Wicks posted a 3.82 ERA in seven starts with Triple-A Iowa after beginning the season at Double-A Tennessee, with whom he started 13 games and owned a 3.39 ERA.

Wicks and catcher Miguel Amaya utilized a six-pitch mix versus the Pirates with his changeup setting up his fastball. He generated nine whiffs on 12 swings against his changeup while recording seven called strikes on 14 sinkers and five called strikes with his four-seam fastball.

“A guy with that has a changeup as a strength is somebody that’s probably used to reading swings well,” Hottovy said of Wicks. “When guys have good breaking balls that’s a plus put away pitch, a lot of that they’re just ripping them and you’re getting swings on good execution, nasty pitches. But guys that rely on the changeup do have this ability to read where a hitter is. Is he on my fastball? Is he trying to get to my heater a little bit more? So it’s something he’s learned over his career.”

A big-league opportunity for Wicks opened when the Cubs needed a starter because of their decision to move veteran lefty Drew Smyly back to the bullpen after a bad outing Tuesday in Detroit.

The Cubs hope Fulmer will only need a minimum stint on the 15-day IL, just as Justin Steele did with his forearm strain in June. However, Fulmer will get imaging on his forearm in the coming days to receive further clarity on the injury.
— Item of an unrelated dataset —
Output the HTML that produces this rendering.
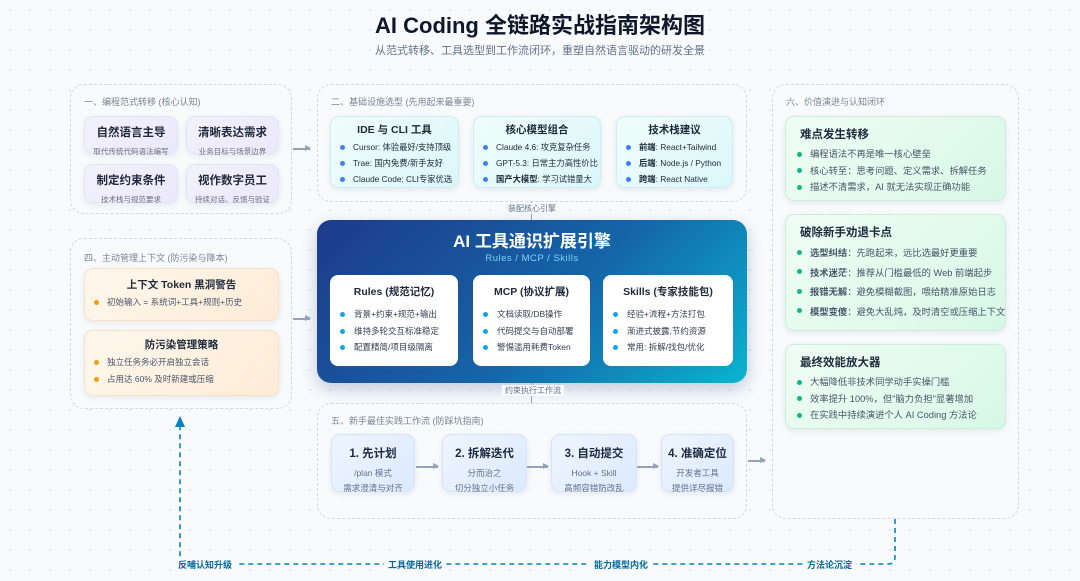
<!DOCTYPE html>
<html><head><meta charset="utf-8"><style>
*{margin:0;padding:0;box-sizing:border-box}
body{width:1080px;height:581px;overflow:hidden;position:relative;font-family:"Liberation Sans","Noto Sans CJK SC",sans-serif;color:#1e293b;background:#f8fafc;background-image:radial-gradient(#dfe5ee 1px,transparent 1.2px);background-size:20px 20px}
.a{position:absolute}
.panel{position:absolute;border:1.5px dashed #d3d9e3;border-radius:14px;background:rgba(248,250,252,.6)}
.pl{position:absolute;font-size:9px;color:#7b8599}
.card{position:absolute;border-radius:9px;box-shadow:0 2px 6px rgba(100,116,139,.12)}
.c1{background:linear-gradient(135deg,#f3f1fc,#ebe8fb);border:1px solid #e6e2f7;text-align:center}
.c1 b{display:block;font-size:11.5px;margin-top:7px;color:#1e293b}
.c1 span{display:block;font-size:7.5px;color:#6b7280;margin-top:6px}
.c2{background:linear-gradient(135deg,#f0fdfa,#dbf7fb);border:1px solid #cdeef2;overflow:hidden}
.ct{text-align:center;font-weight:bold;font-size:10.5px;line-height:14px;margin-top:8px;margin-bottom:4px}
ul{list-style:none}
li{font-size:8.5px;line-height:17px;padding-left:12px;position:relative;white-space:nowrap}
li:before{content:"";position:absolute;left:2px;top:6px;width:5px;height:5px;border-radius:50%;background:#3b82f6}
.c2 .ct{margin-top:6px;margin-bottom:2px}
.c2 li{padding-left:22px;line-height:16px;font-size:8.3px}.c2 li:before{left:9px;top:5.5px}
.ec{background:#fff;border-radius:8px}
.ec li{padding-left:24px;line-height:16.5px;color:#334155}.ec li:before{left:10px;background:#0ea5e9}
.c4{background:linear-gradient(135deg,#fff7ed,#fdecd6);border:1px solid #f8e1c4}
.c4 li{padding-left:22px;color:#475569}.c4 li:before{left:9px;background:#f59e0b}
.c5{background:linear-gradient(135deg,#eef5ff,#dce9fd);border:1px solid #d6e4fa;text-align:center}
.c5 b{display:block;font-size:11.5px;margin-top:10px}
.c5 span{display:block;font-size:8.5px;color:#64748b;line-height:15px}
.c6{background:linear-gradient(135deg,#f0fdf4,#d7f8e6);border:1px solid #cdeedd}
.c6 .ct{text-align:left;padding-left:14px;font-size:11.5px;margin-top:11px;margin-bottom:4px}
.c6 li{padding-left:24px;color:#475569;line-height:16.5px;font-size:9.3px}.c6 li:before{left:11px;background:#10b981;top:5.5px}
.arr{position:absolute;height:1.5px;background:#94a3b8}
.arr:after{content:"";position:absolute;right:-1px;top:-3px;border-left:6px solid #94a3b8;border-top:3.5px solid transparent;border-bottom:3.5px solid transparent}
.tag{position:absolute;font-size:8px;color:#64748b;background:#f8fafc;padding:0 3px}
.bl{position:absolute;font-size:9px;font-weight:bold;color:#0369a1;background:#f8fafc;padding:0 4px}
</style></head><body>
<div class="a" style="left:0;width:1080px;top:8px;text-align:center;font-size:22px;font-weight:bold;color:#0f172a">AI Coding 全链路实战指南架构图</div>
<div class="a" style="left:0;width:1080px;top:42px;text-align:center;font-size:11px;color:#64748b">从范式转移、工具选型到工作流闭环，重塑自然语言驱动的研发全景</div>

<div class="panel" style="left:70px;top:84px;width:222px;height:130px"></div>
<div class="pl" style="left:84px;top:95px">一、编程范式转移 (核心认知)</div>
<div class="card c1" style="left:84px;top:116px;width:94px;height:38px"><b>自然语言主导</b><span>取代传统代码语法编写</span></div>
<div class="card c1" style="left:186px;top:116px;width:93px;height:38px"><b>清晰表达需求</b><span>业务目标与场景边界</span></div>
<div class="card c1" style="left:84px;top:164px;width:94px;height:39px"><b>制定约束条件</b><span>技术栈与规范要求</span></div>
<div class="card c1" style="left:186px;top:164px;width:93px;height:39px"><b>视作数字员工</b><span>持续对话、反馈与验证</span></div>
<div class="arr" style="left:293px;top:148px;width:17px"></div>

<div class="panel" style="left:317px;top:84px;width:430px;height:118px"></div>
<div class="pl" style="left:331px;top:95px">二、基础设施选型 (先用起来最重要)</div>
<div class="card c2" style="left:330px;top:116px;width:129px;height:72px"><div class="ct">IDE 与 CLI 工具</div><ul><li>Cursor: 体验最好/支持顶级</li><li>Trae: 国内免费/新手友好</li><li>Claude Code: CLI专家优选</li></ul></div>
<div class="card c2" style="left:473px;top:116px;width:128px;height:72px"><div class="ct">核心模型组合</div><ul><li>Claude 4.6: 攻克复杂任务</li><li>GPT-5.3: 日常主力高性价比</li><li><b>国产大模型</b>: 学习试错量大</li></ul></div>
<div class="card c2" style="left:616px;top:116px;width:117px;height:72px"><div class="ct">技术栈建议</div><ul><li><b>前端</b>: React+Tailwind</li><li><b>后端</b>: Node.js / Python</li><li><b>跨端</b>: React Native</li></ul></div>
<div class="a" style="left:531px;top:202px;width:1px;height:18px;background:#94a3b8"></div>
<div class="tag" style="left:505px;top:203px">装配核心引擎</div>

<div class="a" style="left:317px;top:220px;width:430px;height:163px;border-radius:14px;background:linear-gradient(135deg,#1e3a8a 0%,#1565a8 55%,#0ab4d0 100%);box-shadow:0 6px 16px rgba(30,58,138,.25)"></div>
<div class="a" style="left:317px;width:430px;top:227px;text-align:center;font-size:17px;font-weight:bold;color:#fff">AI 工具通识扩展引擎</div>
<div class="a" style="left:317px;width:430px;top:253px;text-align:center;font-size:9.5px;color:#7dd3fc;letter-spacing:.5px">Rules / MCP / Skills</div>
<div class="card ec" style="left:330px;top:275px;width:128px;height:91px"><div class="ct" style="margin-top:10px;margin-bottom:7px">Rules (规范记忆)</div><ul><li>背景+约束+规范+输出</li><li>维持多轮交互标准稳定</li><li>配置精简/项目级隔离</li></ul></div>
<div class="card ec" style="left:473px;top:275px;width:117px;height:91px"><div class="ct" style="margin-top:10px;margin-bottom:7px">MCP (协议扩展)</div><ul><li>文档读取/DB操作</li><li>代码提交与自动部署</li><li>警惕滥用耗费Token</li></ul></div>
<div class="card ec" style="left:603px;top:275px;width:130px;height:91px"><div class="ct" style="margin-top:10px;margin-bottom:7px">Skills (专家技能包)</div><ul><li>经验+流程+方法打包</li><li>渐进式披露,节约资源</li><li>常用: 拆解/找包/优化</li></ul></div>
<div class="a" style="left:531px;top:383px;width:1px;height:20px;background:#94a3b8"></div>
<div class="tag" style="left:502px;top:385px">约束执行工作流</div>

<div class="panel" style="left:70px;top:238px;width:222px;height:171px"></div>
<div class="pl" style="left:84px;top:251px">四、主动管理上下文 (防污染与降本)</div>
<div class="card c4" style="left:84px;top:268px;width:195px;height:53px"><div class="ct" style="margin-top:9px;margin-bottom:2px">上下文 Token 黑洞警告</div><ul><li>初始输入 = 系统词+工具+规则+历史</li></ul></div>
<div class="card c4" style="left:84px;top:330px;width:195px;height:66px"><div class="ct" style="margin-top:7px;margin-bottom:2px">防污染管理策略</div><ul><li>独立任务务必开启独立会话</li><li>占用达 60% 及时新建或压缩</li></ul></div>
<div class="arr" style="left:293px;top:318px;width:17px"></div>

<div class="panel" style="left:317px;top:403px;width:430px;height:116px"></div>
<div class="pl" style="left:331px;top:414px">五、新手最佳实践工作流 (防踩坑指南)</div>
<div class="card c5" style="left:331px;top:434px;width:84px;height:58px"><b>1. 先计划</b><span style="margin-top:5px">/plan 模式</span><span>需求澄清与对齐</span></div>
<div class="card c5" style="left:442px;top:434px;width:85px;height:58px"><b>2. 拆解迭代</b><span style="margin-top:5px">分而治之</span><span>切分独立小任务</span></div>
<div class="card c5" style="left:551px;top:434px;width:86px;height:58px"><b>3. 自动提交</b><span style="margin-top:5px">Hook + Skill</span><span>高频容错防改乱</span></div>
<div class="card c5" style="left:661px;top:434px;width:73px;height:58px"><b>4. 准确定位</b><span style="margin-top:5px">开发者工具</span><span>提供详尽报错</span></div>
<div class="arr" style="left:416px;top:466px;width:22px"></div>
<div class="arr" style="left:527px;top:466px;width:21px"></div>
<div class="arr" style="left:637px;top:466px;width:21px"></div>
<div class="arr" style="left:748px;top:460px;width:17px"></div>

<div class="panel" style="left:772px;top:84px;width:247px;height:435px"></div>
<div class="pl" style="left:786px;top:95px">六、价值演进与认知闭环</div>
<div class="card c6" style="left:785px;top:116px;width:221px;height:85px"><div class="ct">难点发生转移</div><ul><li>编程语法不再是唯一核心壁垒</li><li>核心转至：思考问题、定义需求、拆解任务</li><li>描述不清需求，AI 就无法实现正确功能</li></ul></div>
<div class="card c6" style="left:785px;top:214px;width:221px;height:117px"><div class="ct">破除新手劝退卡点</div><ul style="margin-top:2px"><li style="line-height:19.5px"><b>选型纠结</b>：先跑起来，远比选最好更重要</li><li style="line-height:19.5px"><b>技术迷茫</b>：推荐从门槛最低的 Web 前端起步</li><li style="line-height:19.5px"><b>报错无解</b>：避免模糊截图，喂给精准原始日志</li><li style="line-height:19.5px"><b>模型变傻</b>：避免大乱炖，及时清空或压缩上下文</li></ul></div>
<div class="card c6" style="left:785px;top:344px;width:221px;height:85px"><div class="ct">最终效能放大器</div><ul><li>大幅降低非技术同学动手实操门槛</li><li>效率提升 100%，但"脑力负担"显著增加</li><li>在实践中持续演进个人 AI Coding 方法论</li></ul></div>

<svg class="a" style="left:0;top:0" width="1080" height="581">
<path d="M895 519 V557 Q895 564 888 564 H180 V424" fill="none" stroke="#0284c7" stroke-width="1.6" stroke-dasharray="5 4"/>
<path d="M180 416 L175 427 L185 427 Z" fill="#0284c7"/>
</svg>
<div class="bl" style="left:174px;top:558px">反哺认知升级</div>
<div class="bl" style="left:384px;top:558px">工具使用进化</div>
<div class="bl" style="left:590px;top:558px">能力模型内化</div>
<div class="bl" style="left:803px;top:558px">方法论沉淀</div>
</body></html>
He has been dealing with forearm discomfort for approximately four weeks, but it reached the point at which Fulmer wasn’t bouncing back well enough and needed extended rest to let it fully heal.

“We just felt like we hit a wall,” Hottovy said. “We needed to give it some time here. But for him, what he’s done, it’s again a testament of the work he’s put in this point. But now it’s again to turn back to, all right, who’s going to step up now, who’s going to have the opportunity to come in some of those same situations and keep us in ballgames, get out of big situations?”
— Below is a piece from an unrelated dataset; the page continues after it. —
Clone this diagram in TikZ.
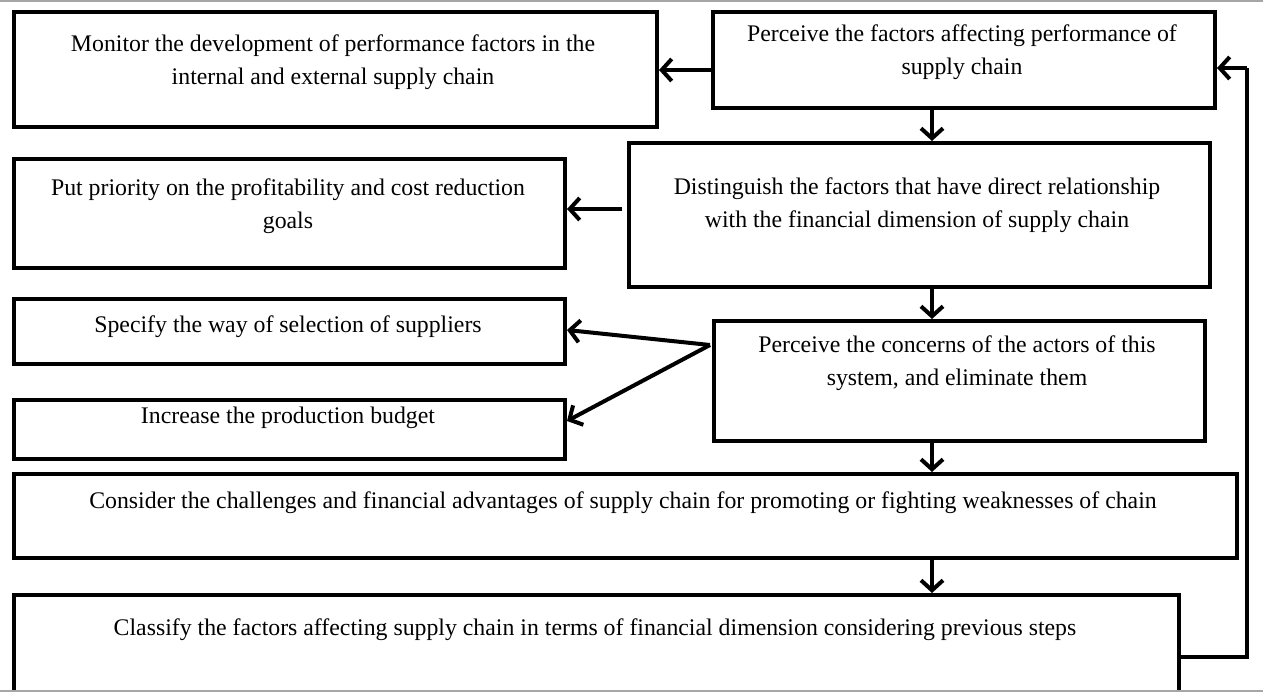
\documentclass[tikz,border=0pt]{standalone}
\usepackage{fontspec}
\setmainfont{Liberation Serif}
\usetikzlibrary{arrows.meta}
\begin{document}
\begin{tikzpicture}[x=1pt,y=-1pt,
  box/.style={draw=black,line width=4pt,rectangle,inner sep=0pt,anchor=north west},
  txt/.style={font=\fontsize{23.8}{32.5}\selectfont,align=center,inner sep=0pt},
  arr/.style={line width=4pt,-{Straight Barb[length=10pt,width=22pt]}},
  ln/.style={line width=4pt}]
\useasboundingbox (0,0) rectangle (1263,692);
\draw[gray!70,line width=1.2pt] (0,1) -- (1263,1);
% boxes
\node[box,minimum width=643pt,minimum height=115pt] (mon) at (12,10) {};
\node[box,minimum width=502pt,minimum height=96pt] (per) at (711,10) {};
\node[box,minimum width=551pt,minimum height=109pt] (pri) at (12,157) {};
\node[box,minimum width=581pt,minimum height=144pt] (dis) at (627,141) {};
\node[box,minimum width=551pt,minimum height=65pt] (spe) at (12,297) {};
\node[box,minimum width=551pt,minimum height=59pt] (inc) at (12,398) {};
\node[box,minimum width=491pt,minimum height=120pt] (con) at (712,319) {};
\node[box,minimum width=1223pt,minimum height=84pt] (cha) at (12,472) {};
\node[box,minimum width=1165pt,minimum height=110pt] (cla) at (12,593) {};
\draw[gray!70,line width=1.2pt] (0,691) -- (1263,691);
% texts
\node[txt] (tmon) at (333,62) {Monitor the development of performance factors in the\\internal and external supply chain};
\node[txt] (tper) at (962,52) {Perceive the factors affecting performance of\\supply chain};
\node[txt] (tpri) at (288,206) {Put priority on the profitability and cost reduction\\goals};
\node[txt] (tdis) at (917,205) {Distinguish the factors that have direct relationship\\with the financial dimension of supply chain};
\node[txt] (tspe) at (288,327) {Specify the way of selection of suppliers};
\node[txt] (tinc) at (288,418) {Increase the production budget};
\node[txt] (tcon) at (957,363) {Perceive the concerns of the actors of this\\system, and eliminate them};
\node[txt] (tcha) at (623,503) {Consider the challenges and financial advantages of supply chain for promoting or fighting weaknesses of chain};
\node[txt] (tcla) at (595,630) {Classify the factors affecting supply chain in terms of financial dimension considering previous steps};
% connectors
\draw[arr] (per.west |- 0,70) -- (mon.east |- 0,70);
\draw[arr] (per.south -| 932,0) -- (dis.north -| 932,0);
\draw[arr] ([xshift=-5pt]dis.west |- 0,209) -- (pri.east |- 0,209);
\draw[arr] (dis.south -| 932,0) -- (con.north -| 932,0);
\coordinate (src) at (710,345);
\draw[arr] (src) -- (spe.east |- 0,330);
\draw[arr] (src) -- (inc.east |- 0,421);
\draw[arr] (con.south -| 932,0) -- (cha.north -| 932,0);
\draw[arr] (cha.south -| 932,0) -- (cla.north -| 932,0);
\coordinate (lp1) at (1247,657);
\coordinate (lp2) at (1247,68);
\draw[ln,line join=miter] (cla.east |- lp1) -- (lp1) -- (lp2);
\draw[arr] (lp2) -- (per.east |- lp2);
\end{tikzpicture}
\end{document}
Without Fulmer, Ross views it as all hands on deck. He specifically mentioned Daniel Palenica, José Cuas, Smyly and Hayden Wesneski, the last mainly against right-handers, as possible options for increased leverage spots as they look to fill the void of Fulmer’s absence in the late innings.

Fulmer filled a valuable role as bridge to the back-end trio of Julian Merryweather, Mark Leiter Jr. and Adbert Alzolay and taking high-leverage spots, especially when coming in to games with runners on base. Fulmer thrived in those moments with his 19 IRS% ranking better than league average. It can be an underappreciated role but one that plays a key cog in the bullpen’s effectiveness.

“We have to find somebody to pick up that slack in those moments and there’s somebody down there that are going to take that role and they’re going to grab it and run with it,” Ross said.